* _Exercise goal_: Among the entries below, extract exactly the lines that run from the one with "Generate a component" through the one with "217500, 430500, 856500];", both ends included.

[Begin Source data]

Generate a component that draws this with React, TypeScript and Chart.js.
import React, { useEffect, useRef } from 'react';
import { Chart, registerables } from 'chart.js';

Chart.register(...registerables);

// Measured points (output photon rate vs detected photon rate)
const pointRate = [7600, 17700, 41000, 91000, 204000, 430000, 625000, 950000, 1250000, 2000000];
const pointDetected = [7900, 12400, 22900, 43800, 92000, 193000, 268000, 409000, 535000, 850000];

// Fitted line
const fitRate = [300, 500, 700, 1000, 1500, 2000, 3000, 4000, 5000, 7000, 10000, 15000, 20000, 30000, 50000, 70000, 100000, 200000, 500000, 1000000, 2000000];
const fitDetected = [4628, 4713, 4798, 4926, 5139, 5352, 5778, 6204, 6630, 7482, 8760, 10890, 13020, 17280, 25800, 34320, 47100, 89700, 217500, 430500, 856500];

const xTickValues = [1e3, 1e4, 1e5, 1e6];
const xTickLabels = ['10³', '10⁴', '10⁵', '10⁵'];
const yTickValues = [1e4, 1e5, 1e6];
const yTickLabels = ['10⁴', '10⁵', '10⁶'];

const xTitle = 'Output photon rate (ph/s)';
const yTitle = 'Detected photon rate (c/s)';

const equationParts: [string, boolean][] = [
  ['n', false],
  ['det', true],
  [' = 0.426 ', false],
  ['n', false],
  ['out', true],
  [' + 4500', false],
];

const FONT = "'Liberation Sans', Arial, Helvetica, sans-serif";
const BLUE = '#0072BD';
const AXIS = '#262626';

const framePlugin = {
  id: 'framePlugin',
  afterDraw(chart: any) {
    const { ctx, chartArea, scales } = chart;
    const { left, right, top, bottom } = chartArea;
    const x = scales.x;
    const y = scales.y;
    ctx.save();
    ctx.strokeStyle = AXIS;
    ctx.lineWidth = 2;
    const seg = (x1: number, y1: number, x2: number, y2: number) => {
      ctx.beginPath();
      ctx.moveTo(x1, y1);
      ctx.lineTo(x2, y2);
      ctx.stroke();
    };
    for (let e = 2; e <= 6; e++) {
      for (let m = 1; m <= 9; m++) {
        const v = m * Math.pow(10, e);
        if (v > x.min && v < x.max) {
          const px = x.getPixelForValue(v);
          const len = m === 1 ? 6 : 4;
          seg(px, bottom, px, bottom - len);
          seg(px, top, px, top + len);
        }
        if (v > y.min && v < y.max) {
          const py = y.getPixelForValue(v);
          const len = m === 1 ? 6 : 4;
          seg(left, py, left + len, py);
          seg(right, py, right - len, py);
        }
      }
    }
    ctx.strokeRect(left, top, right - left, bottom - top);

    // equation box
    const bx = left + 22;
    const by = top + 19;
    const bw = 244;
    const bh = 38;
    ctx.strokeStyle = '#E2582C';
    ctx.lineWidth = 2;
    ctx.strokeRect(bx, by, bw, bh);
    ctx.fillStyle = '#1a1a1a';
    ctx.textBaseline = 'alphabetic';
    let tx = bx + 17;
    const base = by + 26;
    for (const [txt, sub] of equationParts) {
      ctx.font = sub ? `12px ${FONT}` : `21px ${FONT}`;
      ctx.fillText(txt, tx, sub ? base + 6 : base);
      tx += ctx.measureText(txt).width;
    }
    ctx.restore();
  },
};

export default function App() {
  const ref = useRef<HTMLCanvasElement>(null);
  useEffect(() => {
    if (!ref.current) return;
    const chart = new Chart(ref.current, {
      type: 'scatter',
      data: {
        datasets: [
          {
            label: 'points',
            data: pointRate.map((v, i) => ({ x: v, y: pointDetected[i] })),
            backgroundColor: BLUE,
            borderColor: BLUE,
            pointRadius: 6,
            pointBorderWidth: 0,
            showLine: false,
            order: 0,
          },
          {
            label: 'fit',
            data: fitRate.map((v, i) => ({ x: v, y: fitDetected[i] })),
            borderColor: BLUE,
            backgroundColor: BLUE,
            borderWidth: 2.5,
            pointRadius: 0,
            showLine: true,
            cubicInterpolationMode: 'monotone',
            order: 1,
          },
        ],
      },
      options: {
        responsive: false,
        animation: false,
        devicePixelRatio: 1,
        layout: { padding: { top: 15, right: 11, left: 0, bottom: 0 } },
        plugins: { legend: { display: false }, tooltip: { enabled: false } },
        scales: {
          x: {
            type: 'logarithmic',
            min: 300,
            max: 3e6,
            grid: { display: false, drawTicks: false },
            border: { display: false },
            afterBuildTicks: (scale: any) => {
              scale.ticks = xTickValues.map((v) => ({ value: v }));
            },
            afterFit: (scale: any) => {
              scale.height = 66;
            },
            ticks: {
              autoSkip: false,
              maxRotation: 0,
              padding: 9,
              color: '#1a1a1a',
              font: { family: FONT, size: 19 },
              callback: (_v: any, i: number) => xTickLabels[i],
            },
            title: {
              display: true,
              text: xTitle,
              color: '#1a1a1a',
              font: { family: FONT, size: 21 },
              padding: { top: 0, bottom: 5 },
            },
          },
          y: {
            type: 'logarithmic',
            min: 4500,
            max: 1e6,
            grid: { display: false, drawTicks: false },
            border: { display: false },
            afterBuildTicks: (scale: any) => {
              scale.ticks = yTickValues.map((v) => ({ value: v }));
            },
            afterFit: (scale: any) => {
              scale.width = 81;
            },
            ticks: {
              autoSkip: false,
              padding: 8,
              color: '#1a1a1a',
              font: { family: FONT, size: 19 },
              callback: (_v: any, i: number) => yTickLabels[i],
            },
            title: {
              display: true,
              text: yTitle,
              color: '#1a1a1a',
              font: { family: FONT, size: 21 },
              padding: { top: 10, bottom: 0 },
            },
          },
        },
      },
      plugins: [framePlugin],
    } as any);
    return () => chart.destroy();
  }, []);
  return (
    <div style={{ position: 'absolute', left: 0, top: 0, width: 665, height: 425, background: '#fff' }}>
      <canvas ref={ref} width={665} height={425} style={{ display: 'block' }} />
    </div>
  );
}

[End Source data]
[Begin Source data]

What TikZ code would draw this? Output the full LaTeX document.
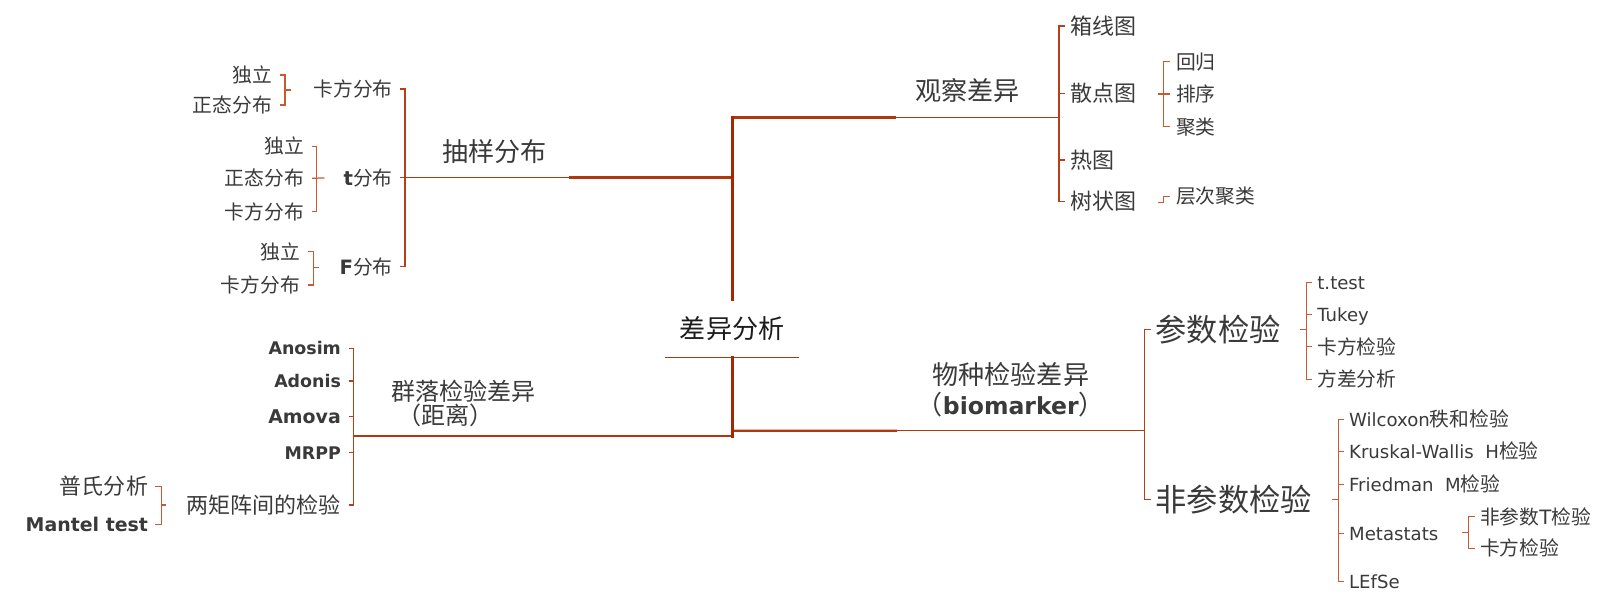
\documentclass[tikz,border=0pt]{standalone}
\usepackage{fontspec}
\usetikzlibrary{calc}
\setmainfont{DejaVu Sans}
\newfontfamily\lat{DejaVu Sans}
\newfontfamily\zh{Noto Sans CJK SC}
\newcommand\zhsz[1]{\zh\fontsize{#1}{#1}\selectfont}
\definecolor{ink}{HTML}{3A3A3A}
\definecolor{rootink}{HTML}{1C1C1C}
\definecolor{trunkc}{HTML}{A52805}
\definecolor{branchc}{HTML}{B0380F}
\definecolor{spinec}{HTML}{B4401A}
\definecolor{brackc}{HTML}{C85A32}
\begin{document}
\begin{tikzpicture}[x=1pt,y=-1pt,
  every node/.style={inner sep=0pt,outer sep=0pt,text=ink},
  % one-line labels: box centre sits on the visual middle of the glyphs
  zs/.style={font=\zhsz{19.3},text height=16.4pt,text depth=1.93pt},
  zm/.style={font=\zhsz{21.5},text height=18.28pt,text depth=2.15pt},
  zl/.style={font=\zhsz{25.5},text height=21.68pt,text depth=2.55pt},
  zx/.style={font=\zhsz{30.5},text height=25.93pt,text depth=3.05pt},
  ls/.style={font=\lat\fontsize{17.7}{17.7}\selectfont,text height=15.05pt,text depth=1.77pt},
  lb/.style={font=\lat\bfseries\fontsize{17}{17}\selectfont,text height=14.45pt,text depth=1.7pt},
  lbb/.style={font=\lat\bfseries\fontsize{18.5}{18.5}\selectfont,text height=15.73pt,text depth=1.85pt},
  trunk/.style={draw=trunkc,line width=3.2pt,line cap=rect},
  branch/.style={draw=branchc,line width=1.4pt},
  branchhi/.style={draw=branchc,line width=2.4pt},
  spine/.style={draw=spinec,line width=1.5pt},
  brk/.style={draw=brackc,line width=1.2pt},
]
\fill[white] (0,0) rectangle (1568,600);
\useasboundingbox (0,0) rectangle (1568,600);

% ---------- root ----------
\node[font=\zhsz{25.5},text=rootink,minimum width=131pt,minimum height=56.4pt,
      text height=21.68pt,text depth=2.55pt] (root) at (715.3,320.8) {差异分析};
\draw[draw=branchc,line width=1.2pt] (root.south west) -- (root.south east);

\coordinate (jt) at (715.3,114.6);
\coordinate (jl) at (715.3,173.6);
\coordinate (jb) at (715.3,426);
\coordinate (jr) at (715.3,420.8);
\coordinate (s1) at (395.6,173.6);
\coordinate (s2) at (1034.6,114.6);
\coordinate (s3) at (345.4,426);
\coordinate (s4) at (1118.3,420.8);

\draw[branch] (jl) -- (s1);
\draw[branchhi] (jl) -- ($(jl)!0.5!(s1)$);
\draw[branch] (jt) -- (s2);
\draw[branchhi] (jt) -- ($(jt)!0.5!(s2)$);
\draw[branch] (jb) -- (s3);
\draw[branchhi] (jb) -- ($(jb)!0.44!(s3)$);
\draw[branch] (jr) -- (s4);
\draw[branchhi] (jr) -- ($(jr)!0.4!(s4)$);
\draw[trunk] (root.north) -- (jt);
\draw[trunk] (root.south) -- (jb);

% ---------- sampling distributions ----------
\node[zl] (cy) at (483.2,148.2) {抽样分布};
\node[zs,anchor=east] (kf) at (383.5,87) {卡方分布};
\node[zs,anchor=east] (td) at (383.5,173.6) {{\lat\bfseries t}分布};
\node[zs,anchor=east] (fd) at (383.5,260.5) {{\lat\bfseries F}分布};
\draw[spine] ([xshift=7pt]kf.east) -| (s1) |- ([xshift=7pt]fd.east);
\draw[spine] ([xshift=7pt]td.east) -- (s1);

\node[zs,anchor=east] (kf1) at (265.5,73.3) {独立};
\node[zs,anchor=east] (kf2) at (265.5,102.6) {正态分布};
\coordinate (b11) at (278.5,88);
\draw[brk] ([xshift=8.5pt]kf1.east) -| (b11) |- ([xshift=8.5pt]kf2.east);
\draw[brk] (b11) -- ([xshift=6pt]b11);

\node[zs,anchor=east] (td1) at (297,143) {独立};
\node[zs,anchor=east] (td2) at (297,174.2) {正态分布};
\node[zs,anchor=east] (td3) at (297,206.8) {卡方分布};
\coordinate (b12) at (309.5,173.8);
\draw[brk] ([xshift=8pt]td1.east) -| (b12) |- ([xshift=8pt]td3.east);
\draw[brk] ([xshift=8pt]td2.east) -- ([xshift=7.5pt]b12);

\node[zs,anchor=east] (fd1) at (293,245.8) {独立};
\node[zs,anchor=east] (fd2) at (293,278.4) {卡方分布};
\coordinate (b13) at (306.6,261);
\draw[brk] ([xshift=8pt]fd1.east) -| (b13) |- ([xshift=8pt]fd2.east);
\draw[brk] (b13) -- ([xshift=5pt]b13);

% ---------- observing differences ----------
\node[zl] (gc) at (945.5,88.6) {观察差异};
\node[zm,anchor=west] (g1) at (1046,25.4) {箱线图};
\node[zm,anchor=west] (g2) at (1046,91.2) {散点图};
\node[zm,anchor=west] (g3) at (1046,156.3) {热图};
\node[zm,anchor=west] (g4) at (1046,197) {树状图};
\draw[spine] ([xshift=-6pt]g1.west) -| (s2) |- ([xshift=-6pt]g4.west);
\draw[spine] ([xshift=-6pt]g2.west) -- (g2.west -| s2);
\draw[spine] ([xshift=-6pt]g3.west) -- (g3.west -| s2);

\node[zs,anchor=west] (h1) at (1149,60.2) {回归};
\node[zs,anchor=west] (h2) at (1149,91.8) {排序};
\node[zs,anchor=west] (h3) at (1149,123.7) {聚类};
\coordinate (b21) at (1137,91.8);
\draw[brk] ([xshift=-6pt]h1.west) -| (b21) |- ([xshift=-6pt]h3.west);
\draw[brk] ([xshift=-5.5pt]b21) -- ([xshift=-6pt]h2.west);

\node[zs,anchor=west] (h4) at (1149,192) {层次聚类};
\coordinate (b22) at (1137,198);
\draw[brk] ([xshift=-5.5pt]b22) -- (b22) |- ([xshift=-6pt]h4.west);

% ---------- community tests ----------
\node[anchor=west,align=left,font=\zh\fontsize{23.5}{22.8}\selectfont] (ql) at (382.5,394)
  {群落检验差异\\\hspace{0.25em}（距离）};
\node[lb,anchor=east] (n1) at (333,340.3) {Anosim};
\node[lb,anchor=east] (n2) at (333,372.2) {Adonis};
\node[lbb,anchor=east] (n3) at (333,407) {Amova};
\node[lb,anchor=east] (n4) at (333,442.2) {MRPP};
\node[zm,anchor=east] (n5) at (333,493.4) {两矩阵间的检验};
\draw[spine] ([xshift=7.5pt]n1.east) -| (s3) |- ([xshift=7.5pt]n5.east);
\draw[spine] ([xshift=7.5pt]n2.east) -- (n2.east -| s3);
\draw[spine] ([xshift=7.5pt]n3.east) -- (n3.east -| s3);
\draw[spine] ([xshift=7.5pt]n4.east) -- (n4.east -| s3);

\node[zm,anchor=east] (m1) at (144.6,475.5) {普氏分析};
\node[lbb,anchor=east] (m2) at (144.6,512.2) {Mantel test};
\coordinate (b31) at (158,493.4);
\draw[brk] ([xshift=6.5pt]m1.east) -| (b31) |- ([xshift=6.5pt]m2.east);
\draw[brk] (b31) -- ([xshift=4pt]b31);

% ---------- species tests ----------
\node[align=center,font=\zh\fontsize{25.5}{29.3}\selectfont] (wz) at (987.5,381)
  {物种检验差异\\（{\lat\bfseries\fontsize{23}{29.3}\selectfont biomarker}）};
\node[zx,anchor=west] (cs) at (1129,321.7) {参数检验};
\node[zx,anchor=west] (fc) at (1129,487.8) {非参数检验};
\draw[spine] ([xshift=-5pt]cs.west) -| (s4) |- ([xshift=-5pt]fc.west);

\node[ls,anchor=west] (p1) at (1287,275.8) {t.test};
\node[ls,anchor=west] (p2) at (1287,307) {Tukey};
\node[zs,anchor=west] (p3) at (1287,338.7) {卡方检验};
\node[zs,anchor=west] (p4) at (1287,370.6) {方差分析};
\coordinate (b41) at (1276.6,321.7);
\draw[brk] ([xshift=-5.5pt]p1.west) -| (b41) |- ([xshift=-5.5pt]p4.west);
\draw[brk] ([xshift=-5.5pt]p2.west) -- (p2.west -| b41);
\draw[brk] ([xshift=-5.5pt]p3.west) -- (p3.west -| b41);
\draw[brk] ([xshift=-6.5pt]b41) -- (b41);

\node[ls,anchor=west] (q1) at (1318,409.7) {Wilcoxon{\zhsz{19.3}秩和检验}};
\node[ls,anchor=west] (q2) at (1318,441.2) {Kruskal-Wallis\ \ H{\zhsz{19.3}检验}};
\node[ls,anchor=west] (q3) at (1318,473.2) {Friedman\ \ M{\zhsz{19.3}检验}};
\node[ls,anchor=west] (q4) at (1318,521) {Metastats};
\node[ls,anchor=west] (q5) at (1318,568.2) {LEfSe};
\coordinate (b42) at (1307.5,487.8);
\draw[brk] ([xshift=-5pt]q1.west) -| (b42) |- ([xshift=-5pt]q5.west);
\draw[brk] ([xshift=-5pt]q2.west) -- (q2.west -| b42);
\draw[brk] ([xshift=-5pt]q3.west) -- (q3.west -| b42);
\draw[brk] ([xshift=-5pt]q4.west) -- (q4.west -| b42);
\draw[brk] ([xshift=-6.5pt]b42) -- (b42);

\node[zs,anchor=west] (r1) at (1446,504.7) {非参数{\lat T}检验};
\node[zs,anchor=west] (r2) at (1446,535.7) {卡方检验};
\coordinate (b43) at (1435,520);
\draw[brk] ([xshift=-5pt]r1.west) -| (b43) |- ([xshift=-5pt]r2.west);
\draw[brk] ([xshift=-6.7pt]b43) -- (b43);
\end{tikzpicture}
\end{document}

[End Source data]

* _Task result_:
Generate a component that draws this with React, TypeScript and Chart.js.
import React, { useEffect, useRef } from 'react';
import { Chart, registerables } from 'chart.js';

Chart.register(...registerables);

// Measured points (output photon rate vs detected photon rate)
const pointRate = [7600, 17700, 41000, 91000, 204000, 430000, 625000, 950000, 1250000, 2000000];
const pointDetected = [7900, 12400, 22900, 43800, 92000, 193000, 268000, 409000, 535000, 850000];

// Fitted line
const fitRate = [300, 500, 700, 1000, 1500, 2000, 3000, 4000, 5000, 7000, 10000, 15000, 20000, 30000, 50000, 70000, 100000, 200000, 500000, 1000000, 2000000];
const fitDetected = [4628, 4713, 4798, 4926, 5139, 5352, 5778, 6204, 6630, 7482, 8760, 10890, 13020, 17280, 25800, 34320, 47100, 89700, 217500, 430500, 856500];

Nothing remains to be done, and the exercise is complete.